Richard Rohr on ‘Original Patricipation’

Before 800 B.C. the thinking on the whole planet, no matter the continent, was invariably tribal, cosmic, mythic, and ritualistic (according to German philosopher Karl Jaspers). Owen Barfield calls it “original participation.” Simply by watching the sky, birds, and trees, the seasons, darkness and light, people knew they belonged. Though we call these people uncivilized people, many conjecture that they might have had healthier psyches than we do because they lived in an inherently enchanted universe where everything belonged, including themselves. And they knew that simply by listening and by observing and living! (Almost too simple.) The cycles of darkness and light, of growth and death, fertility and fecundity—which were everywhere all the time—were their primary and natural teachers.

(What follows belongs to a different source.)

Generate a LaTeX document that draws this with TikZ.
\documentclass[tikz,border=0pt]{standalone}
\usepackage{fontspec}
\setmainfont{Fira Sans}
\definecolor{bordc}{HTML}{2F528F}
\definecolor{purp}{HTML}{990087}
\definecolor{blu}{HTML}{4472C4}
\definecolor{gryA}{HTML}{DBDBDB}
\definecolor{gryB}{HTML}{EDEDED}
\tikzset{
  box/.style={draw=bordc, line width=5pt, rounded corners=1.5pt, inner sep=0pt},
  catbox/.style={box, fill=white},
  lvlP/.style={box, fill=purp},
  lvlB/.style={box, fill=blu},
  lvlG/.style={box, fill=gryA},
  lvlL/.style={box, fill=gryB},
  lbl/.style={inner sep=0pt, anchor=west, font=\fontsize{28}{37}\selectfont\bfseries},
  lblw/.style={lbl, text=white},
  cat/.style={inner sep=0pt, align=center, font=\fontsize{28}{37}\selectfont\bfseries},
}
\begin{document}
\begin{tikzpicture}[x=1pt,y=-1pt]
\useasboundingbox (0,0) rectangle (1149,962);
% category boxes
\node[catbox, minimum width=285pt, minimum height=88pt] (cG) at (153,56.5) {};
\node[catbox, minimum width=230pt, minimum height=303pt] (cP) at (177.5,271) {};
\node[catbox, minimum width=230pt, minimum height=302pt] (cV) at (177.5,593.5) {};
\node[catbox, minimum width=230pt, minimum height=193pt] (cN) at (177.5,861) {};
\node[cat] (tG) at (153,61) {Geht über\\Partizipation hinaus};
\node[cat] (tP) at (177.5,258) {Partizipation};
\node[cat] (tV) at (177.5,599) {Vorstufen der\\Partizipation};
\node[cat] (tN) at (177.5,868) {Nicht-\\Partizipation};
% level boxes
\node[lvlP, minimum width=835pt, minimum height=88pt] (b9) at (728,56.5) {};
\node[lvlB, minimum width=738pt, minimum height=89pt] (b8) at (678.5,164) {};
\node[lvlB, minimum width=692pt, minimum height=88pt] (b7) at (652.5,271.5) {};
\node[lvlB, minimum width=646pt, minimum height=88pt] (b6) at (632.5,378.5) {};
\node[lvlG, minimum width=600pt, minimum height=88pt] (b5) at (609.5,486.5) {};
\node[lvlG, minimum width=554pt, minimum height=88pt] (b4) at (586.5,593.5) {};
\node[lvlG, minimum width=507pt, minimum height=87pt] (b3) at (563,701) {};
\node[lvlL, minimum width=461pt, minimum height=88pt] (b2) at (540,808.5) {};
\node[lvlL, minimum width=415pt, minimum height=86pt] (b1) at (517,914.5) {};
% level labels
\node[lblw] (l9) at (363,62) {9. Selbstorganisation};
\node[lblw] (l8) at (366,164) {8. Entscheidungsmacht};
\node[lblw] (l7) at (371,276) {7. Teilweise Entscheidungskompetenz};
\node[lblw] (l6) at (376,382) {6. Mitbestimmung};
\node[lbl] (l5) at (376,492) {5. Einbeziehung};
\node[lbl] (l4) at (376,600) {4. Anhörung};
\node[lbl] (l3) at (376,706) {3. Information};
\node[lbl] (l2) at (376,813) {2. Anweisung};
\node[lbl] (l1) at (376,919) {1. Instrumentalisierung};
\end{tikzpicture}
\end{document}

Why do we call them uncivilized people? The very word “pagan” is a dismissive word meaning “those who live in the country.” We thought by moving into so-called civilization, into cities, we were better and smarter, and maybe we were in some ways. But they perhaps were in other ways! Native peoples learned of the divine, the sacred, God, through the natural world. They already saw the Great Spirit in everything, as Pope John Paul II said to the natives gathered in Phoenix some years ago. Religion was much more about healing and harmonizing than sin management. Salvation wasn’t a reward you got after you died for good moral behavior, but as the very root word (salus) reveals, it was a healing and harmonizing now. This had the power to make the world a much more livable place than we have made it.

Adapted from Soul Centering through Nature: Becoming a True Human Adult
(CD, DVD, MP3)

Author: DanutM

Anglican theologian. Former Director for Faith and Development Middle East and Eastern Europe Region of World Vision International

One thought on “Richard Rohr on ‘Original Patricipation’”

  1. This is the myth of the ‘noble savage’ reinterpreted for the 21st century! Looking at many of the ancient cultures they were savage and bloodthirsty and people were ruled by fear. Rohr is making an interesting point but he does need better evidence.